Much has changed. Looking back, Parker says: “In the last 15 years, I have had the opportunity to be a part of an ever-expanding universe of technology and explore different types of game delivery systems. I have had the opportunity to work with Class II and Class III central determinations, VLTs and direct control slot devices. Recently, I have had the pleasure to work with server-assisted products like IGT’s sbX and true server-based Class III gaming with the Acres A4 system. One of the most important innovations has been the industry’s acceptance of the GSA standards. This interoperability has greatly improved the operator’s ability to function in today’s ever-increasingly complex technical environment.”

As for the future, Parker sees some challenges, especially the Internet. He says, “I am extremely concerned with the prospect of Internet gaming as it will affect the tribes. If gaming is allowed to expand in this fashion it could be very detrimental to the revenue production of the tribes across the country.”

That being said, he says the industry had better figure out its options and deployment strategies before they get figured out for it. He adds: “I find the stance of state and local governments wanting an ever-increasing percentage of the tribal casinos revenue stream extremely troubling. The Indian Gaming Regulatory Act of 1988 was passed, in part, to provide a statutory basis for the operation of gaming by tribes to promote tribal economic development, self-sufficiency and strong tribal governments. It was also to ensure that the tribe is the primary beneficiary of gaming revenues.
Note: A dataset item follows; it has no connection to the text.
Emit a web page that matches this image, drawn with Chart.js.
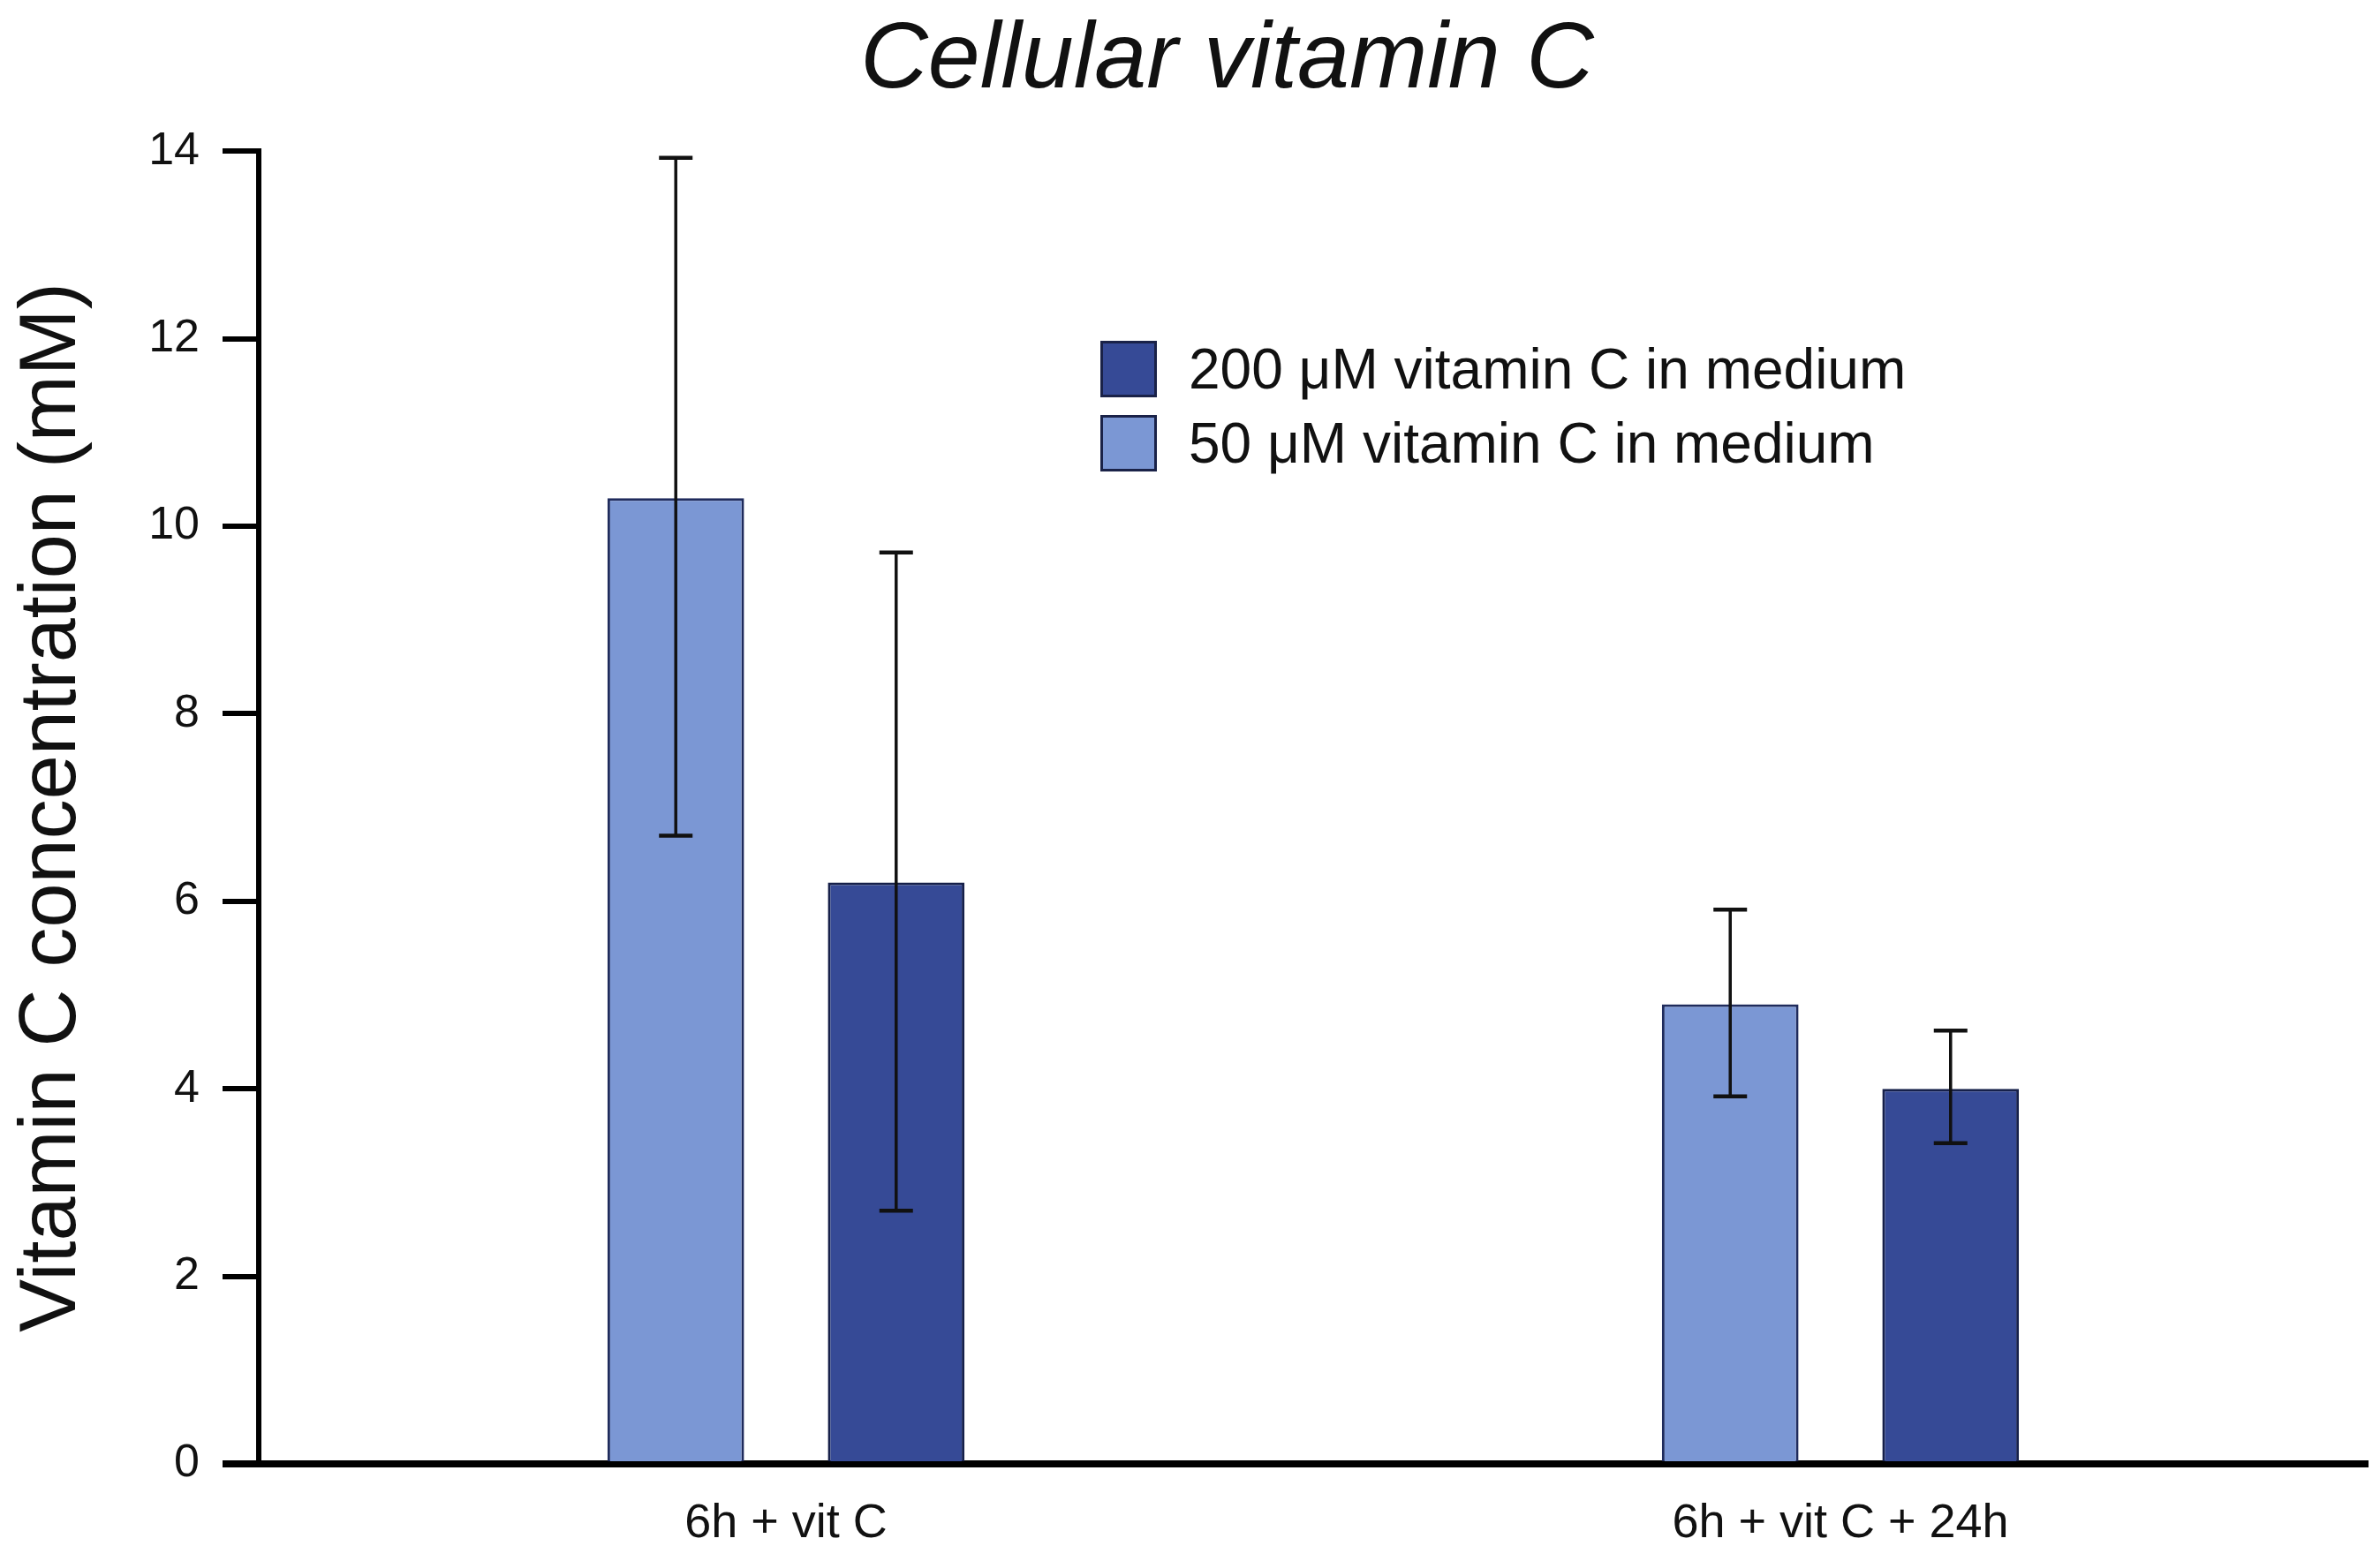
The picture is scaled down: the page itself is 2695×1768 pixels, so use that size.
<!DOCTYPE html>
<html>
<head>
<meta charset="utf-8">
<script src="https://cdn.jsdelivr.net/npm/chart.js@4.4.1/dist/chart.umd.min.js"></script>
<style>
  html, body { margin: 0; padding: 0; background: #ffffff; }
  #wrap { position: relative; width: 2695px; height: 1768px; }
</style>
</head>
<body>
<div id="wrap"><canvas id="c"></canvas></div>
<script>
// ---- data ----
const categories = ['6h + vit C', '6h + vit C + 24h'];
const label50 = '50 \u03BCM vitamin C in medium';
const label200 = '200 \u03BCM vitamin C in medium';
const vit50 = [10.3, 4.9];
const vit50Low = [6.7, 3.92];
const vit50High = [13.93, 5.91];
const vit200 = [6.2, 4.0];
const vit200Low = [2.7, 3.42];
const vit200High = [9.72, 4.62];
const yTicks = [0, 2, 4, 6, 8, 10, 12, 14];
const titleText = 'Cellular vitamin C';
const yTitleText = 'Vitamin C concentration (mM)';

const lightBlue = '#7b97d4';
const darkBlue = '#364a96';
const FONT = "'Liberation Sans', Arial, sans-serif";
const PAD_LEFT = 98;

const errorBars = {
  id: 'errorBars',
  afterDatasetsDraw(chart) {
    const ctx = chart.ctx;
    const y = chart.scales.y;
    ctx.save();
    ctx.strokeStyle = '#111111';
    ctx.lineWidth = 3.5;
    chart.data.datasets.forEach((ds, i) => {
      const meta = chart.getDatasetMeta(i);
      meta.data.forEach((bar, j) => {
        const x = bar.x;
        const yl = y.getPixelForValue(ds.errLow[j]);
        const yh = y.getPixelForValue(ds.errHigh[j]);
        const cap = 19;
        ctx.beginPath();
        ctx.moveTo(x, yl); ctx.lineTo(x, yh);
        ctx.stroke();
        ctx.lineWidth = 4.5;
        ctx.beginPath();
        ctx.moveTo(x - cap, yh); ctx.lineTo(x + cap, yh);
        ctx.moveTo(x - cap, yl); ctx.lineTo(x + cap, yl);
        ctx.stroke();
        ctx.lineWidth = 3.5;
      });
    });
    ctx.restore();
  }
};

const customLegend = {
  id: 'customLegend',
  afterDraw(chart, args, opts) {
    const ctx = chart.ctx;
    const items = chart.data.datasets.slice().reverse();
    ctx.save();
    ctx.font = opts.fontSize + 'px ' + FONT;
    ctx.textBaseline = 'middle';
    ctx.textAlign = 'left';
    items.forEach((ds, k) => {
      const cy = opts.y + k * opts.rowGap;
      const bs = opts.boxSize;
      ctx.fillStyle = ds.backgroundColor;
      ctx.fillRect(opts.x, cy - bs / 2, bs, bs);
      ctx.strokeStyle = '#1a2248';
      ctx.lineWidth = 3;
      ctx.strokeRect(opts.x + 1.5, cy - bs / 2 + 1.5, bs - 3, bs - 3);
      ctx.fillStyle = '#111111';
      ctx.fillText(ds.label, opts.x + bs + opts.textGap, cy + 4);
    });
    ctx.restore();
  }
};

new Chart(document.getElementById('c'), {
  type: 'bar',
  data: {
    labels: categories,
    datasets: [
      { label: label50, data: vit50, errLow: vit50Low, errHigh: vit50High,
        backgroundColor: lightBlue, borderColor: '#1f2b5c', borderWidth: 3, borderSkipped: 'bottom' },
      { label: label200, data: vit200, errLow: vit200Low, errHigh: vit200High,
        backgroundColor: darkBlue, borderColor: '#16204a', borderWidth: 3, borderSkipped: 'bottom' }
    ]
  },
  options: {
    responsive: true,
    maintainAspectRatio: false,
    devicePixelRatio: 1,
    animation: false,
    datasets: { bar: { categoryPercentage: 0.418, barPercentage: 0.62 } },
    layout: { padding: { left: PAD_LEFT, right: 14, top: 0, bottom: 0 } },
    plugins: {
      legend: { display: false },
      tooltip: { enabled: false },
      title: {
        display: true,
        text: titleText,
        color: '#111111',
        font: { family: FONT, size: 106, style: 'italic', weight: 'normal', lineHeight: 1.2 },
        padding: { top: 6, bottom: 38 }
      },
      customLegend: { x: 1246, y: 418, rowGap: 84, boxSize: 64, textGap: 36, fontSize: 64 }
    },
    scales: {
      x: {
        type: 'category',
        offset: true,
        grid: { display: true, drawOnChartArea: false, drawTicks: false, color: 'transparent' },
        border: { display: true, color: '#000000', width: 8 },
        ticks: { color: '#111111', font: { family: FONT, size: 54 }, padding: 36, maxRotation: 0 },
        afterFit(scale) { scale.height = 110; }
      },
      y: {
        min: 0,
        max: 14,
        afterBuildTicks(scale) { scale.ticks = yTicks.map(v => ({ value: v })); },
        grid: {
          drawOnChartArea: false,
          drawTicks: true,
          tickLength: 41,
          color: '#000000',
          lineWidth: 6,
          tickWidth: (c) => (c.tick && c.tick.value === 0 ? 8 : 6)
        },
        border: { display: true, color: '#000000', width: 6 },
        ticks: { color: '#111111', font: { family: FONT, size: 52 }, padding: 26 },
        title: {
          display: true,
          text: yTitleText,
          color: '#111111',
          font: { family: FONT, size: 90, lineHeight: 1.2 },
          padding: { top: 6 - PAD_LEFT, bottom: 0 }
        },
        afterFit(scale) { scale.width = 293 - PAD_LEFT; }
      }
    }
  },
  plugins: [errorBars, customLegend]
});
</script>
</body>
</html>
As the various governmental bodies take pieces of the pie, it leaves less for the people this law was intended to help.” He fervently believes the tribes must push the manufacturers to produce Class II games that are more compelling to their player base.

Parker continues: “We have seen this recently with the release of Rocket Gaming Systems’ Gold Series titles. Players are standing in line to play Class II games and walking away from the old standby wide area progressive games. Class II can absolutely be a profit center for every gaming tribe as long as the game designers realize the strengths of Class II and design to them. The use of Class II as economic leverage with the various states in the renegotiation of the tribal/state compact is the best weapon we have as an industry.”

Lucky Eagle Casino in Rochester, Wash., is where the little red truck stopped that day. “I have to admit it was pretty darn neat. I guess I had thought of casinos as smoky and small, with bad lighting and dubious characters. This was not the case at all.” Parker recounts how his grandmother took him over to a roulette table and told him he should become a dealer. “She and I played for a while and she talked to me about how negative my life had become and that I needed a change,” Parker says.

Turns out, she had arranged that change, having already enrolled her grandson in the dealing school for a casino that would open seven months from then. Parker remembers, “So, because my grandmother wanted it, I became a roulette dealer!” He’s never looked back.

Asked what he would be doing if that red truck hadn’t come by that day, Parker replies, “I would be trying to get into gaming!”